The project is designed around three private photographic collections kept by four women (Cecilie //Geises, Wilhelmine Katjimune, Gisela Pieters and Olga /Garoës) in a central Namibian town called Usakos. Usakos is marked, today, by economic stagnation, infrastructural decay and many social challenges.
The town’s history is linked to the development of the South African railway system in Namibia, which brought remarkable prosperity to Usakos in the 1940s and 1950s, but caused a major socio-economic decline in the early 1960s. At this stage, the inhabitants of Usakos were subjected to forced removals based on racial segregation and apartheid urban planning and relocated to the town’s outskirts.
The photographic collections are part of a diverse culture of remembering, memory work and community building. These images constitute personal albums, subjective narratives of and aesthetic interventions in a history that left people out of sight/site; a history that denied them visibility and voice as residents, citizens and human beings. The photographs (about 250 in number) cover a wide range of genres, subjects and locations; they include portraits of family members, images of public spaces, of leisure activities, and streetviews. Most of the pictures were taken by African itinerant photographers and residents of the old location, whose work was considered to be part of an inclusive, cosmopolitan notion of community and African cultural production.

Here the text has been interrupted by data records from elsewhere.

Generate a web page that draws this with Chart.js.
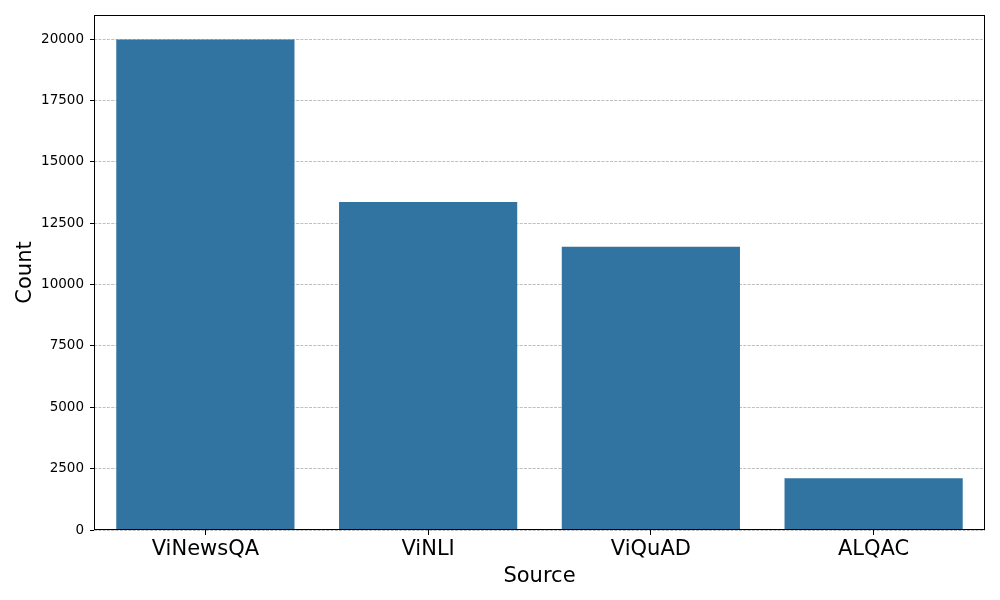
<!DOCTYPE html>
<html>
<head>
<meta charset="utf-8">
<script src="https://cdn.jsdelivr.net/npm/chart.js@4"></script>
<style>
  html, body { margin: 0; padding: 0; background: #fff; }
  #wrap { width: 1000px; height: 600px; }
</style>
</head>
<body>
<div id="wrap"><canvas id="sourceChart"></canvas></div>
<script>
const sources = ['ViNewsQA', 'ViNLI', 'ViQuAD', 'ALQAC'];
const counts = [19980, 13365, 11535, 2105];
const yTicks = [0, 2500, 5000, 7500, 10000, 12500, 15000, 17500, 20000];

// full black frame around the plot area
const frame = {
    id: 'frame',
    afterDraw(chart) {
        const a = chart.chartArea, c = chart.ctx;
        c.save();
        c.strokeStyle = '#000';
        c.lineWidth = 1;
        c.strokeRect(a.left + 0.5, a.top + 0.5, a.right - a.left - 1, a.bottom - a.top - 1);
        c.restore();
    }
};

const ctx = document.getElementById('sourceChart').getContext('2d');
new Chart(ctx, {
    type: 'bar',
    data: {
        labels: sources,
        datasets: [{
            data: counts,
            backgroundColor: '#3274a1',
            borderWidth: 0,
            categoryPercentage: 1,
            barPercentage: 0.8
        }]
    },
    options: {
        responsive: true,
        maintainAspectRatio: false,
        animation: false,
        layout: { padding: { top: 15, right: 15, left: 0, bottom: 0 } },
        plugins: {
            legend: { display: false },
            tooltip: { enabled: false }
        },
        scales: {
            y: {
                min: 0,
                max: 20980,
                z: 1,
                afterBuildTicks(scale) {
                    scale.ticks = yTicks.map(v => ({ value: v }));
                },
                afterFit(scale) { scale.width = 94; },
                grid: {
                    color: 'rgba(160,160,160,0.85)',
                    lineWidth: 0.8,
                    tickLength: 4,
                    tickColor: '#000',
                    tickWidth: 1
                },
                border: { display: false, dash: [3, 1.3] },
                ticks: {
                    color: '#000',
                    padding: 6,
                    font: { family: 'DejaVu Sans', size: 13.5 },
                    callback: v => String(v)
                },
                title: {
                    display: true,
                    text: 'Count',
                    color: '#000',
                    padding: { top: 13, bottom: 0 },
                    font: { family: 'DejaVu Sans', size: 21 }
                }
            },
            x: {
                afterFit(scale) { scale.height = 70; },
                grid: {
                    offset: false,
                    drawOnChartArea: false,
                    tickLength: 5,
                    tickColor: '#000'
                },
                border: { display: false },
                ticks: {
                    color: '#000',
                    padding: 2,
                    font: { family: 'DejaVu Sans', size: 21 }
                },
                title: {
                    display: true,
                    text: 'Source',
                    color: '#000',
                    padding: { top: 0, bottom: 11 },
                    font: { family: 'DejaVu Sans', size: 21 }
                }
            }
        }
    },
    plugins: [frame]
});
</script>
</body>
</html>
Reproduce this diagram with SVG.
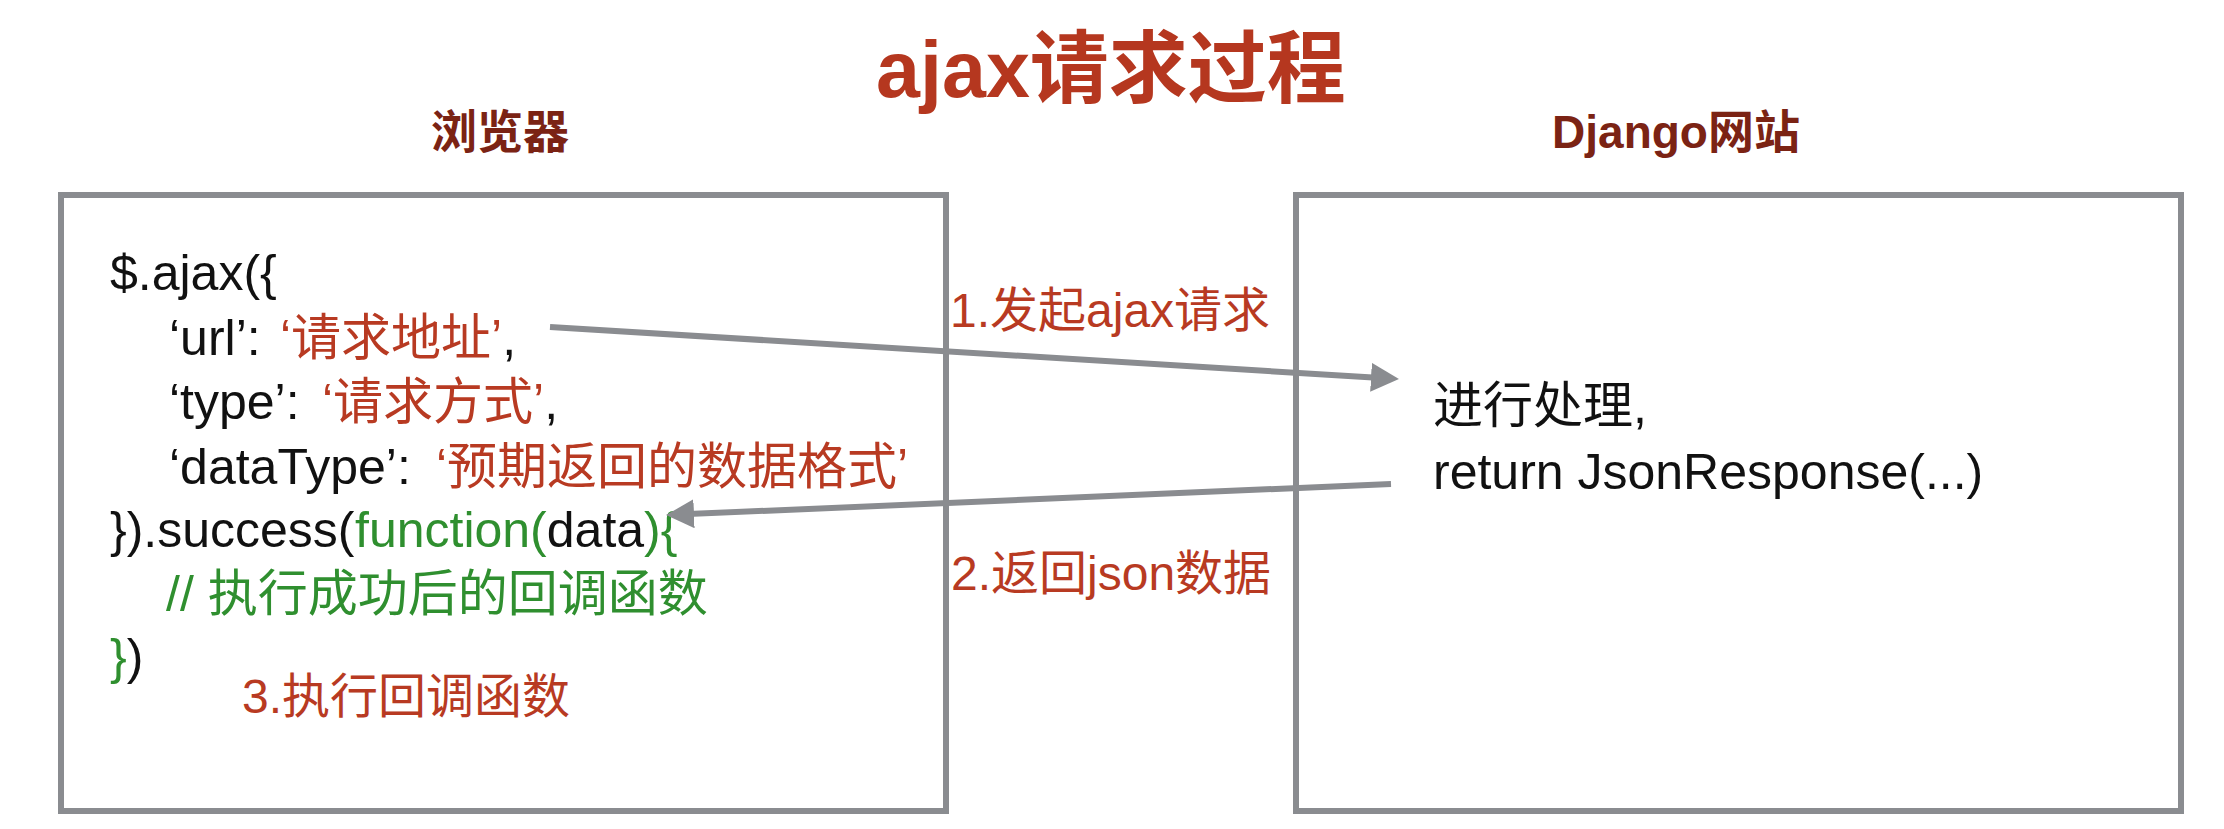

The social, cultural and aesthetic variety of life in the ‘old location’ (‘ou lokasie’) informs the ways in which people relate to these photographs today: with pride and a deep sense of nostalgia and loss. Forced removals and decades of economic hardship and political tutelage ruined a thriving community, and the photographs have become distant reflections on a landscape meanwhile marked by decay and memories of dislocation.